Some disaffected young Bosnians may be receptive to the terrorist message: After the U.S.-led military campaigns in Afghanistan and Iraq, it was considered “almost fashionable” to spout extremist sentiment in public, Lukac said, especially among those “frustrated and influenced by ideology, Islamized through various extremist streams.”
Authorities who arrested Bektasevic and several alleged associates last October tipped off police in Britain, who within days arrested three suspected British Muslim accomplices. They also alerted authorities in Denmark, who took seven others into custody.
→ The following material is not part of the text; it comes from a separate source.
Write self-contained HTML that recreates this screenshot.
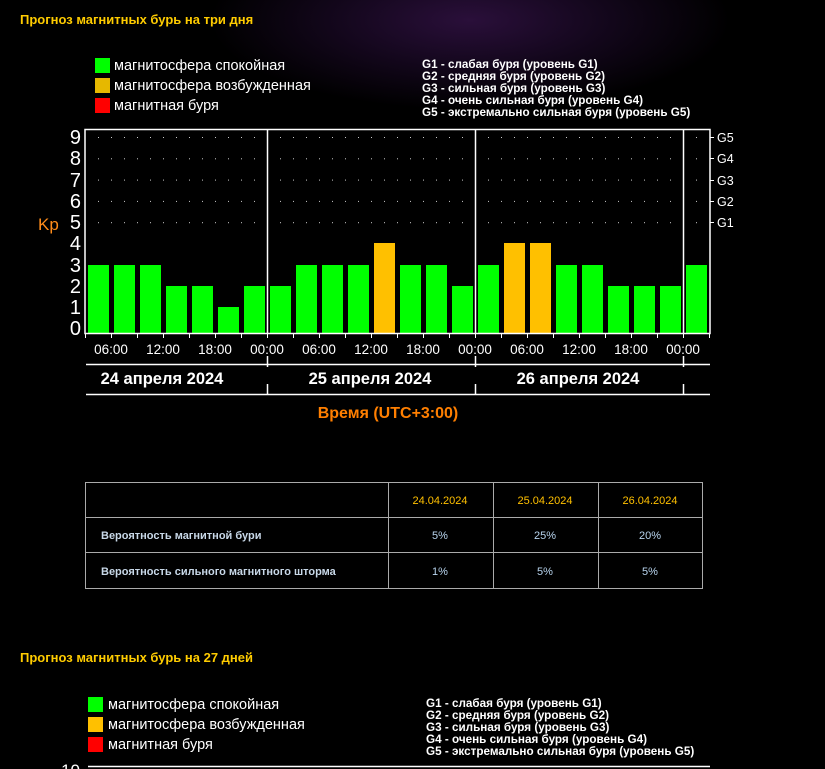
<!DOCTYPE html>
<html><head><meta charset="utf-8"><style>
html,body{margin:0;padding:0;background:#000;}
body{width:825px;height:769px;overflow:hidden;position:relative;
background:radial-gradient(ellipse 260px 90px at 470px 20px,#2a0f3a 0%,#14071d 50%,#000 100%);}
svg{position:absolute;left:0;top:0}
text{font-family:"Liberation Sans","DejaVu Sans",sans-serif}
</style></head><body>
<svg width="825" height="769" viewBox="0 0 825 769">
<defs>
<pattern id="dots" x="98" y="137" width="13" height="21.3" patternUnits="userSpaceOnUse">
<rect x="0" y="0" width="1" height="1" fill="#ccc"/></pattern>
</defs>
<text x="20" y="24" font-size="13" font-weight="bold" fill="#ffcc00">Прогноз магнитных бурь на три дня</text>
<rect x="95" y="58" width="15" height="15" fill="#00ff00"/>
<rect x="95" y="78" width="15" height="15" fill="#e6b800"/>
<rect x="95" y="98" width="15" height="15" fill="#ff0000"/>
<g font-size="14.5" fill="#fff">
<text x="114" y="70">магнитосфера спокойная</text>
<text x="114" y="90">магнитосфера возбужденная</text>
<text x="114" y="110">магнитная буря</text>
</g>
<g font-size="11.7" font-weight="bold" fill="#fff">
<text x="422" y="68">G1 - слабая буря (уровень G1)</text>
<text x="422" y="80">G2 - средняя буря (уровень G2)</text>
<text x="422" y="92">G3 - сильная буря (уровень G3)</text>
<text x="422" y="104">G4 - очень сильная буря (уровень G4)</text>
<text x="422" y="116">G5 - экстремально сильная буря (уровень G5)</text>
</g>
<rect x="88" y="137" width="620" height="90" fill="url(#dots)"/>
<g fill="#00ff00">
<rect x="88" y="265" width="21" height="68"/>
<rect x="114" y="265" width="21" height="68"/>
<rect x="140" y="265" width="21" height="68"/>
<rect x="166" y="286" width="21" height="47"/>
<rect x="192" y="286" width="21" height="47"/>
<rect x="218" y="307" width="21" height="26"/>
<rect x="244" y="286" width="21" height="47"/>
<rect x="270" y="286" width="21" height="47"/>
<rect x="296" y="265" width="21" height="68"/>
<rect x="322" y="265" width="21" height="68"/>
<rect x="348" y="265" width="21" height="68"/>
<rect x="374" y="243" width="21" height="90" fill="#ffc000"/>
<rect x="400" y="265" width="21" height="68"/>
<rect x="426" y="265" width="21" height="68"/>
<rect x="452" y="286" width="21" height="47"/>
<rect x="478" y="265" width="21" height="68"/>
<rect x="504" y="243" width="21" height="90" fill="#ffc000"/>
<rect x="530" y="243" width="21" height="90" fill="#ffc000"/>
<rect x="556" y="265" width="21" height="68"/>
<rect x="582" y="265" width="21" height="68"/>
<rect x="608" y="286" width="21" height="47"/>
<rect x="634" y="286" width="21" height="47"/>
<rect x="660" y="286" width="21" height="47"/>
<rect x="686" y="265" width="21" height="68"/>
</g>
<g stroke="#fff" stroke-width="1.5" fill="none">
<rect x="85" y="129.5" width="625" height="204"/>
<line x1="267.5" y1="129" x2="267.5" y2="334"/>
<line x1="475.5" y1="129" x2="475.5" y2="334"/>
<line x1="683.5" y1="129" x2="683.5" y2="334"/>
<line x1="86" y1="364.5" x2="710" y2="364.5"/>
<line x1="86" y1="394.5" x2="710" y2="394.5"/>
<line x1="267.5" y1="356" x2="267.5" y2="367"/>
<line x1="475.5" y1="356" x2="475.5" y2="367"/>
<line x1="683.5" y1="356" x2="683.5" y2="367"/>
<line x1="267.5" y1="384" x2="267.5" y2="394"/>
<line x1="475.5" y1="384" x2="475.5" y2="394"/>
<line x1="683.5" y1="384" x2="683.5" y2="394"/>
</g>
<g stroke="#fff" stroke-width="1">
<path d="M85.5 334v4M111.5 334v4M137.5 334v4M163.5 334v4M189.5 334v4M215.5 334v4M241.5 334v4M267.5 334v4M293.5 334v4M319.5 334v4M345.5 334v4M371.5 334v4M397.5 334v4M423.5 334v4M449.5 334v4M475.5 334v4M501.5 334v4M527.5 334v4M553.5 334v4M579.5 334v4M605.5 334v4M631.5 334v4M657.5 334v4M683.5 334v4M709.5 334v4"/>
<path d="M710 137.5h4M710 158.5h4M710 180.5h4M710 201.5h4M710 222.5h4"/>
</g>
<g font-size="20" fill="#fff" text-anchor="end">
<text x="81" y="144">9</text><text x="81" y="165">8</text><text x="81" y="187">7</text>
<text x="81" y="208">6</text><text x="81" y="229">5</text><text x="81" y="250">4</text>
<text x="81" y="272">3</text><text x="81" y="293">2</text><text x="81" y="314">1</text>
<text x="81" y="335">0</text>
</g>
<text x="38" y="230" font-size="17" fill="#ff8c1a">Kp</text>
<g font-size="12.5" fill="#fff">
<text x="717" y="142">G5</text><text x="717" y="163">G4</text><text x="717" y="185">G3</text>
<text x="717" y="206">G2</text><text x="717" y="227">G1</text>
</g>
<g font-family="Liberation Mono" font-size="13.5" fill="#fff" text-anchor="middle">
<text x="111" y="354">06:00</text><text x="163" y="354">12:00</text><text x="215" y="354">18:00</text><text x="267" y="354">00:00</text>
<text x="319" y="354">06:00</text><text x="371" y="354">12:00</text><text x="423" y="354">18:00</text><text x="475" y="354">00:00</text>
<text x="527" y="354">06:00</text><text x="579" y="354">12:00</text><text x="631" y="354">18:00</text><text x="683" y="354">00:00</text>
</g>
<g font-size="16.5" font-weight="bold" fill="#fff" text-anchor="middle">
<text x="162" y="384">24 апреля 2024</text>
<text x="370" y="384">25 апреля 2024</text>
<text x="578" y="384">26 апреля 2024</text>
</g>
<text x="388" y="418" font-size="16" font-weight="bold" fill="#ff7f00" text-anchor="middle">Время (UTC+3:00)</text>
<g stroke="#aaa" stroke-width="1" fill="none">
<rect x="85.5" y="482.5" width="617" height="106"/>
<line x1="85" y1="517.5" x2="703" y2="517.5"/>
<line x1="85" y1="552.5" x2="703" y2="552.5"/>
<line x1="388.5" y1="482" x2="388.5" y2="589"/>
<line x1="493.5" y1="482" x2="493.5" y2="589"/>
<line x1="598.5" y1="482" x2="598.5" y2="589"/>
</g>
<g font-size="11" text-anchor="middle">
<g fill="#ffc000"><text x="440" y="504">24.04.2024</text><text x="545" y="504">25.04.2024</text><text x="650" y="504">26.04.2024</text></g>
<g fill="#b8d4ee"><text x="440" y="539">5%</text><text x="545" y="539">25%</text><text x="650" y="539">20%</text>
<text x="440" y="575">1%</text><text x="545" y="575">5%</text><text x="650" y="575">5%</text></g>
</g>
<g font-size="11" font-weight="bold" fill="#c8d8e8">
<text x="101" y="539">Вероятность магнитной бури</text>
<text x="101" y="575">Вероятность сильного магнитного шторма</text>
</g>
<text x="20" y="662" font-size="13" font-weight="bold" fill="#ffcc00">Прогноз магнитных бурь на 27 дней</text>
<rect x="88" y="697" width="15" height="15" fill="#00ff00"/>
<rect x="88" y="717" width="15" height="15" fill="#ffc000"/>
<rect x="88" y="737" width="15" height="15" fill="#ff0000"/>
<g font-size="14.5" fill="#fff">
<text x="108" y="709">магнитосфера спокойная</text>
<text x="108" y="729">магнитосфера возбужденная</text>
<text x="108" y="749">магнитная буря</text>
</g>
<g font-size="11.7" font-weight="bold" fill="#fff">
<text x="426" y="707">G1 - слабая буря (уровень G1)</text>
<text x="426" y="719">G2 - средняя буря (уровень G2)</text>
<text x="426" y="731">G3 - сильная буря (уровень G3)</text>
<text x="426" y="743">G4 - очень сильная буря (уровень G4)</text>
<text x="426" y="755">G5 - экстремально сильная буря (уровень G5)</text>
</g>
<line x1="88" y1="766.5" x2="710" y2="766.5" stroke="#fff" stroke-width="1.5"/>
<text x="80" y="776" font-size="17" fill="#fff" text-anchor="end">10</text>
</svg>
</body></html>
Investigators say they since have established that Bektasevic maintained close ties to Abu Musab al-Zarqawi, the leader of al-Qaida in Iraq.
The vast majority of Bosnia’s Muslims rejects the mujahedeen’s fiery brand of Islam. Yet young, restless men frustrated with 40 percent joblessness and angered by real or perceived insults to Islam can be open to hard-line dogma, the Prague-based think tank Transitions Online said in a recent report.
“A pool of potential white recruits carrying Bosnian or even Western passports would presumably be of great value to terrorists,” it said, calling the Balkan country “a deeply traumatized society susceptible to extremism.”
“Muslims are going through a very tempting time,” conceded Mustafa Ceric, the authoritarian leader of Bosnia’s Islamic community. He insisted, however, that there was no stomach for extremist violence after years of devastating ethnic conflict.
“If we wanted terrorism, we had a chance to do so in the heat of our suffering, and we did not,” he said in an interview.